In the poem "Prado," which references dogs, birds and fish, the poet talks about the healing power of a relationship with animals:

I was lucky that early on the birds and fish
disarmed me and the monster in my soul fled.

In "Chatter," the poet discusses his non-human nature:

I'm part blackbird and part red squirrel
and my brain chatters, shrieks, and whistles
but outside it tends to get real quiet

=== Death ===
A number of poems evaluate death: how we think about it, how we remember it, and how it affects us. In “Sister,” Harrison remembers a sister who died long ago:

Maybe you drifted upward as an ancient
bird hoping to nest on the moon.

In "River IV", the poet considers aging and death:

....At my age
death stalks me but I don't mind. This is to be
expected but how can I deal with the unpardonable
crime of loneliness?...

The final poem, "Death Again", states:

Let's not get romantic or dismal about death.
Indeed it's our most unique act along with birth.
We must think of it as cooking breakfast,
it's that ordinary....

== Poems ==
Consisting of 67 short stanzas and over three hundred lines, "Suite of Unreason" is the longest poem in the collection. In the first edition, the stanzas of this poem are individually printed on unnumbered left-hand pages, opposite longer, stand-alone poems on the facing right-hand pages.

Harrison prefaced the poem as follows: "Nearly all my life I've noted that some of my thinking was atavistic, primitive, totemic. This can be disturbing to one fairly learned. In this suite I wanted to examine this phenomenon."

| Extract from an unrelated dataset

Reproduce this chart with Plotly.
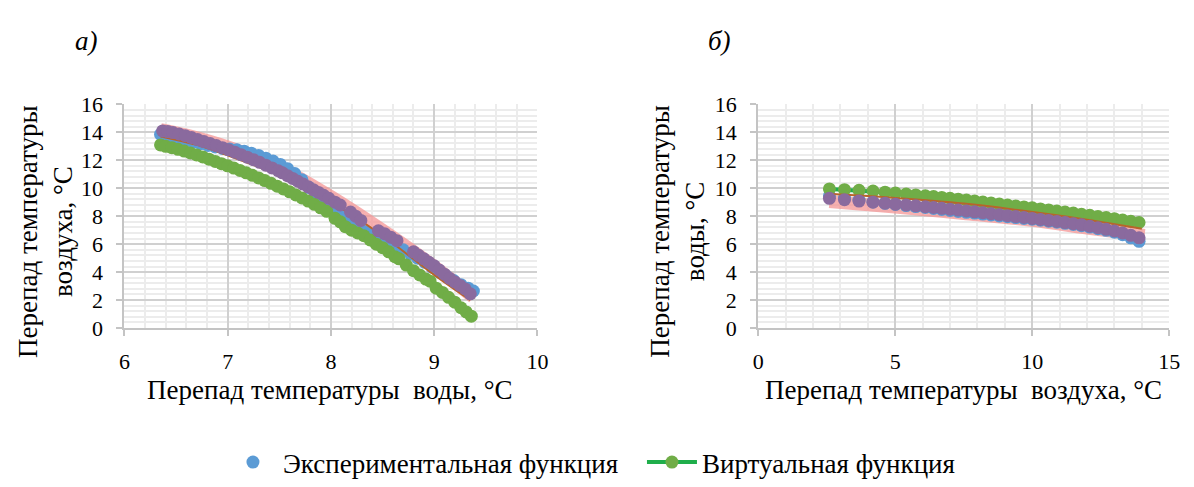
import plotly.graph_objects as go

# ---------------- data: panel а) ----------------
a_blue_x = [6.35, 6.41, 6.47, 6.53, 6.6, 6.67, 6.74, 6.81, 6.88, 6.95, 7.02, 7.09, 7.16, 7.23, 7.3, 7.37, 7.44,
            7.51, 7.58, 7.65, 7.72, 7.79, 7.86, 7.93, 8.0, 8.07, 8.14, 8.21, 8.28, 8.35, 8.42, 8.49, 8.56, 8.63,
            8.7, 8.77, 8.84, 8.91, 8.98, 9.05, 9.12, 9.19, 9.26, 9.33, 9.38]
a_blue_y = [13.85, 13.75, 13.65, 13.55, 13.42, 13.3, 13.18, 13.06, 12.95, 12.85, 12.8, 12.75, 12.65, 12.5, 12.35,
            12.15, 11.95, 11.7, 11.4, 11.05, 10.6, 10.05, 9.5, 9.0, 8.55, 8.15, 7.8, 7.45, 7.15, 6.85, 6.6, 6.35,
            6.1, 5.85, 5.6, 5.3, 5.0, 4.7, 4.35, 4.0, 3.7, 3.4, 3.1, 2.85, 2.65]

a_green_x = [6.35, 6.40, 6.46, 6.52, 6.58, 6.64, 6.70, 6.76, 6.82, 6.88, 6.94, 7.00, 7.06, 7.12, 7.18, 7.24, 7.30,
             7.36, 7.42, 7.48, 7.54, 7.60, 7.66, 7.72, 7.78, 7.84, 7.90, 7.96, 8.04, 8.09, 8.14, 8.20, 8.26, 8.32,
             8.38, 8.44, 8.50, 8.56, 8.62, 8.66, 8.73, 8.80, 8.86, 8.92, 8.96, 9.02, 9.08, 9.14, 9.20, 9.26, 9.31,
             9.36]
a_green_y = [13.1, 13.0, 12.9, 12.78, 12.66, 12.52, 12.38, 12.24, 12.08, 11.92, 11.76, 11.6, 11.44, 11.27, 11.1,
             10.92, 10.74, 10.55, 10.35, 10.15, 9.95, 9.74, 9.52, 9.3, 9.08, 8.85, 8.6, 8.35, 7.85, 7.6, 7.25, 7.0,
             6.8, 6.6, 6.3, 6.0, 5.75, 5.45, 5.1, 4.95, 4.5, 4.1, 3.8, 3.5, 3.35, 2.85, 2.55, 2.2, 1.85, 1.45, 1.15,
             0.85]

a_purple_x = [6.37, 6.42, 6.47, 6.53, 6.59, 6.65, 6.71, 6.77, 6.83, 6.89, 6.95, 7.01, 7.07, 7.13, 7.19, 7.25, 7.31,
              7.37, 7.43, 7.49, 7.53, 7.58, 7.63, 7.68, 7.73, 7.78, 7.83, 7.88, 7.93, 7.98, 8.04, 8.09, 8.19, 8.24,
              8.29, 8.46, 8.52, 8.58, 8.64, 8.8, 8.85, 8.9, 8.95, 9.0, 9.05, 9.1, 9.15, 9.2, 9.25, 9.3, 9.35]
a_purple_y = [14.1, 14.05, 13.98, 13.88, 13.76, 13.62, 13.48, 13.34, 13.2, 13.05, 12.9, 12.75, 12.58, 12.4, 12.22,
              12.04, 11.85, 11.65, 11.45, 11.25, 11.1, 10.9, 10.7, 10.5, 10.3, 10.1, 9.9, 9.7, 9.5, 9.28, 9.0, 8.8,
              8.3, 8.0, 7.7, 6.95, 6.75, 6.5, 6.25, 5.45, 5.2, 4.95, 4.7, 4.45, 4.15, 3.85, 3.55, 3.3, 3.05, 2.8,
              2.45]

a_pink_x = [6.35, 6.6, 7.0, 7.5, 8.0, 8.5, 9.0, 9.38]
a_pink_y = [14.2, 13.8, 12.95, 11.5, 9.4, 7.0, 4.4, 2.2]

a_brown_x = [6.35, 6.7, 7.0, 7.5, 8.0, 8.5, 9.0, 9.35]
a_brown_y = [13.7, 13.1, 12.35, 10.9, 9.0, 6.6, 3.8, 2.0]

# ---------------- data: panel б) ----------------
b_x = [2.6, 3.15, 3.68, 4.19, 4.63, 5.01, 5.4, 5.75, 6.1, 6.4, 6.7, 7.0, 7.3, 7.6, 7.9, 8.2, 8.5, 8.8, 9.1, 9.4,
       9.7, 10.0, 10.3, 10.6, 10.9, 11.2, 11.5, 11.8, 12.1, 12.4, 12.7, 13.0, 13.3, 13.6, 13.9]
b_green_y = [9.95, 9.9, 9.85, 9.8, 9.72, 9.65, 9.58, 9.52, 9.46, 9.4, 9.34, 9.28, 9.22, 9.15, 9.08, 9.01, 8.94,
             8.87, 8.8, 8.73, 8.66, 8.6, 8.52, 8.45, 8.37, 8.3, 8.22, 8.14, 8.06, 7.98, 7.9, 7.82, 7.73, 7.64, 7.55]
b_purple_y = [9.28, 9.18, 9.08, 9.0, 8.93, 8.86, 8.8, 8.74, 8.68, 8.62, 8.56, 8.5, 8.44, 8.38, 8.31, 8.25, 8.18,
              8.11, 8.04, 7.97, 7.91, 7.84, 7.77, 7.7, 7.62, 7.54, 7.46, 7.38, 7.28, 7.18, 7.06, 6.94, 6.8, 6.63,
              6.45]
b_blue_y = [9.45, 9.3, 9.15, 9.02, 8.92, 8.84, 8.76, 8.69, 8.62, 8.55, 8.48, 8.41, 8.34, 8.28, 8.22, 8.15, 8.09,
            8.02, 7.96, 7.9, 7.84, 7.78, 7.71, 7.64, 7.57, 7.49, 7.41, 7.32, 7.22, 7.11, 6.99, 6.85, 6.68, 6.45, 6.2]

b_pink_x = [2.6, 5.0, 7.5, 10.0, 12.0, 13.0, 14.1]
b_pink_y = [9.05, 8.65, 8.2, 7.7, 7.15, 6.9, 6.62]

b_brown_x = [2.6, 5.0, 7.5, 9.24, 12.0, 14.0]
b_brown_y = [9.6, 9.3, 8.9, 8.5, 7.75, 7.1]

legend_names = ["Экспериментальная функция", "Виртуальная функция"]
x_titles = ["Перепад температуры  воды, °С", "Перепад температуры  воздуха, °С"]
y_titles = ["Перепад температуры<br>воздуха, °С", "Перепад температуры<br>воды, °С"]
panel_labels = ["а)", "б)"]

BLUE = "#5b9bd5"
GREEN_M = "#70ad47"
GREEN_L = "#1fae4b"
PURPLE = "#8a6a9e"
PINK = "rgba(244,150,150,0.75)"
BROWN = "#b8652a"
MS = 13
FONT = "Liberation Serif"

fig = go.Figure()


def add_panel(xa, ya, pink, blue, green, brown, purple, show):
    fig.add_trace(go.Scatter(x=pink[0], y=pink[1], mode="lines", line=dict(color=PINK, width=13, shape="spline"),
                             xaxis=xa, yaxis=ya, showlegend=False, hoverinfo="skip"))
    fig.add_trace(go.Scatter(x=blue[0], y=blue[1], mode="markers", marker=dict(color=BLUE, size=MS),
                             name=legend_names[0], xaxis=xa, yaxis=ya, showlegend=show, legendrank=1))
    fig.add_trace(go.Scatter(x=green[0], y=green[1], mode="lines+markers",
                             marker=dict(color=GREEN_M, size=MS), line=dict(color=GREEN_L, width=4),
                             name=legend_names[1], xaxis=xa, yaxis=ya, showlegend=show, legendrank=2))
    fig.add_trace(go.Scatter(x=brown[0], y=brown[1], mode="lines", line=dict(color=BROWN, width=2, shape="spline"),
                             xaxis=xa, yaxis=ya, showlegend=False, hoverinfo="skip"))
    fig.add_trace(go.Scatter(x=purple[0], y=purple[1], mode="markers", marker=dict(color=PURPLE, size=MS),
                             xaxis=xa, yaxis=ya, showlegend=False))


add_panel("x", "y", (a_pink_x, a_pink_y), (a_blue_x, a_blue_y), (a_green_x, a_green_y),
          (a_brown_x, a_brown_y), (a_purple_x, a_purple_y), True)
add_panel("x2", "y2", (b_pink_x, b_pink_y), (b_x, b_blue_y), (b_x, b_green_y),
          (b_brown_x, b_brown_y), (b_x, b_purple_y), False)

# page body has an 8px default margin: figure is sized to fit the window inside it
OFF = 8
W, H = 1194 - OFF, 487 - OFF


def px(x):
    return (x - OFF) / W


def py(y):
    return 1 - (y - OFF) / H


axis_common = dict(showline=True, linecolor="#c4c4c4", linewidth=2, ticks="outside", ticklen=6,
                   tickcolor="#c4c4c4", tickwidth=2, gridcolor="#d0d0d0", gridwidth=2, zeroline=False,
                   tickfont=dict(family=FONT, size=22, color="#000"))
minor_y = dict(dtick=0.4, showgrid=True, gridcolor="#ececec", gridwidth=2, ticks="")

fig.update_layout(
    width=W, height=H, paper_bgcolor="white", plot_bgcolor="white",
    margin=dict(l=0, r=0, t=0, b=0),
    font=dict(family=FONT, color="#000"),
    xaxis=dict(domain=[px(120), px(539)], range=[6, 10], dtick=1, anchor="y", ticklabelstandoff=7,
               minor=dict(dtick=0.2, showgrid=True, gridcolor="#ececec", gridwidth=2, ticks=""), **axis_common),
    yaxis=dict(domain=[py(333), py(97)], range=[0, 16], dtick=2, anchor="x", ticklabelstandoff=9,
               minor=minor_y, **axis_common),
    xaxis2=dict(domain=[px(763), px(1180)], range=[0, 15], dtick=5, anchor="y2", ticklabelstandoff=7,
                minor=dict(dtick=1, showgrid=True, gridcolor="#ececec", gridwidth=2, ticks=""), **axis_common),
    yaxis2=dict(domain=[py(333), py(97)], range=[0, 16], dtick=2, anchor="x2", ticklabelstandoff=9,
                minor=minor_y, **axis_common),
    legend=dict(orientation="h", x=px(220), xanchor="left", y=py(475), yanchor="middle",
                font=dict(family=FONT, size=27, color="#000"), bgcolor="rgba(0,0,0,0)",
                itemwidth=50, entrywidth=354, entrywidthmode="pixels"),
    showlegend=True,
)

TF = dict(family=FONT, size=27, color="#000")
ann = [
    dict(text=x_titles[0], x=px(329), y=py(398), xref="paper", yref="paper", showarrow=False, font=TF,
         xanchor="center", yanchor="middle"),
    dict(text=x_titles[1], x=px(971), y=py(398), xref="paper", yref="paper", showarrow=False, font=TF,
         xanchor="center", yanchor="middle"),
    dict(text=y_titles[0], x=px(40), y=py(231), xref="paper", yref="paper", showarrow=False, textangle=-90,
         font=TF, xanchor="center", yanchor="middle"),
    dict(text=y_titles[1], x=px(681), y=py(231), xref="paper", yref="paper", showarrow=False, textangle=-90,
         font=TF, xanchor="center", yanchor="middle"),
    dict(text="<i>" + panel_labels[0] + "</i>", x=px(82), y=py(30), xref="paper", yref="paper", showarrow=False,
         font=dict(family=FONT, size=27, color="#000"), xanchor="center", yanchor="middle"),
    dict(text="<i>" + panel_labels[1] + "</i>", x=px(724), y=py(30), xref="paper", yref="paper", showarrow=False,
         font=dict(family=FONT, size=27, color="#000"), xanchor="center", yanchor="middle"),
]
fig.update_layout(annotations=ann)

fig.write_html("out.html")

The poem can be read as a series of short, haiku-like, meditations. The first stanza of the poem is a good example:

The moon is under suspicion.
Of what use is it?
It exudes its white smoke of light.

=== List ===
The poems are numbered in the order they appear in the first edition of the collection.

1. Broom
2. Suite of Unreason
3. Notations
4. American Sermon
5. Arts
6. Bird's-Eye View
7. Poet Warning
8. A Part of My History
9. Muse in Our Time
10. Muse II
11. Poet at Nineteen in NYC
12. Sister
13. Skull
14. Horses
15. René Char
16. Xmas Cheeseburgers
17. Mary the Drug Addict
18. Night Creatures
19. Deaf Dog's Bark
20. June the Horse
21. Poet No. 7
22. Puzzle
23. Rumination
24. Dan's Bugs
25. Invisible
26. Mary
27. Remote Friends
28. Poet Science
29. Ache
30. Oriole
31. Blue Shawl
32. River I
33. River II
34. River III
35. River IV
36. River V
37. River VI
38. River VII
39. Spring
40. Sky
41. March in Patagonia, AZ
42. Brazil
43. Grand Marais
44. Desert Snow
45. Reality
46. She
47. Love
48. Back into Memory
49. Debtors
50. Prisoners
51. Corruption
52. Our Anniversary
53. Doors
54. Greed
55. Cereal
56. D.B.
57. Sunlight
58. Brutish
59. Nightfears
60. Blue
61. The Current Poor
62. Moping
63. Church
64. Chatter
65. Return
66. Prado
67. Death Again

=== Poems appearing elsewhere ===
- "Blue" and "René Char II" (named after the French poet René Char) were included in New Poets of the American West.
- "A Puzzle", "She", and "Love" appeared in the Fall 2010 issue of the literary magazine Narrative.
- "Suite of Unreason" appeared in the Spring 2011 issue of Narrative.
- "Sunlight" was published in the Fall 2011 issue of Reflections (Yale Divinity School).
- "American Sermon" appeared in the Spring 2017 issue of Reflections (Yale Divinity School).